If you have read this blog for awhile, then you know that I am a HUGE Sherlock Holmes fan. I've read all of the stories (most more than once) and include them in my "Top 10 Books" list. So when I heard that BBC (and Masterpiece Mystery) were going to be creating a new version of the classic detective stories, I became very excited. Then, I heard that they were going to "modernize" the series. Uh oh. This can't be good. To me, the Granada series is the epitome of Sherlock adaptations and there is no way a 21st century edition is going to work. Not to mention, we've got "Dr. Who" writers creating the script and the interesting (though slightly odd) Benedict Cumberbatch playing Holmes. I could just see Doyle and Jeremy Brett rolling in their graves. Needless to say, my initial enthusiasm was slightly dampened and I went into this with a somewhat less than open mind.
Oh my God. I was so wrong. I was completely sucked in by this series. Though it is set in modern London, the spirit of Doyle's original characters and stories are kept firmly intact. This first series is comprised of 3 episodes. In "A Study in Pink" (a nod to the original story "A Study in Scarlet"), Dr. John Watson has just come home after being wounded in Afghanistan (just like the original), and is introduced to the somewhat eccentric Sherlock Holmes, a consulting detective with whom he agrees to share a flat. Watson is then sucked into the brilliant, yet aloof mind of the famous detective.

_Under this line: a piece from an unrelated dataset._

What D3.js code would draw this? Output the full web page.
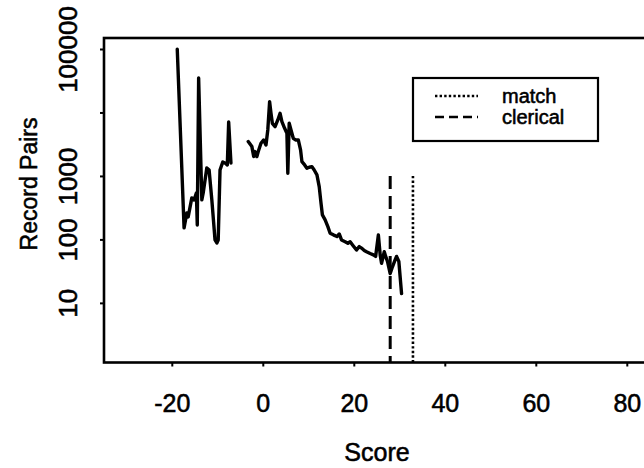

There are enough nods and winks to the original stories to keep any Holmes enthusiast happy. Not only do we see references to "A Study in Scarlet", but also to "The Dancing Man", "The Greek Interpreter", and "The Final Problem". Plus, we also have many other original characters that show up, like Mrs. Hudson, Sarah (John's love interest), Mycroft Holmes, Lestrade, and Moriarty. Writers Mark Gatiss and Stephen Moffat also include names, places, and plot devices from the original.
None of this is to say that the stories are pulled word for word from the originals. They're not. Each one has a modern setting, a modern crime, and a modern way of solving things. Holmes communicates mostly be texting (versus the telegram), John keeps a blog of his adventures with Holmes (versus a diary/book), and there are lots of bombs and snipers. Not to mention the all too modern humor of two single men living together (lot's of jokes gotten out of that one). This keeps the stories fresh and unpredictable, and will likely draw in new fans who couldn't stomach too much Victorian England.
But though the cases themselves are fascinating, the true heart of this series (as with the books), is the friendship between Holmes and Watson. No two men could be more different, yet by the end they are are the best of friends. Holmes pulls Watson out of his depression and boredom, and Watson gives Holmes something to care about beyond facts and puzzles. Each episode peels back layers of the characters while leaving them an air of mystery.
If this is not enough to convince you that this series is worth watching, just wait. The humor in this thing is amazing. There are so many memorable lines and moments that will leave you rolling on the floor. Here are some of my favorites:
1) -Sherlock to Lestrade: "Shut up!"
-Lestrade: "I didn't say anything!"
-Sherlock: "You're thinking and it's annoying."
2) -Sherlock: "I'm in shock! Look-I've got a blanket!"
3) -Sherlock to Watson: "Because you're an idiot." pause "Oh, don't look at me like that, practically everyone is."
4) -Sherlock "I'm not a psychopath. I'm a high-functioning sociopath. Do your research!"
Again, though I went into this with dampened spirits, I found it to be a wonderful and captivating series. Whether you are a devotee to Sherlock Holmes stories, or have never even picked up a Doyle novel, this is a must watch. It is, in my opinion, the best thing that Masterpiece has brought us this year. Can't wait for next season!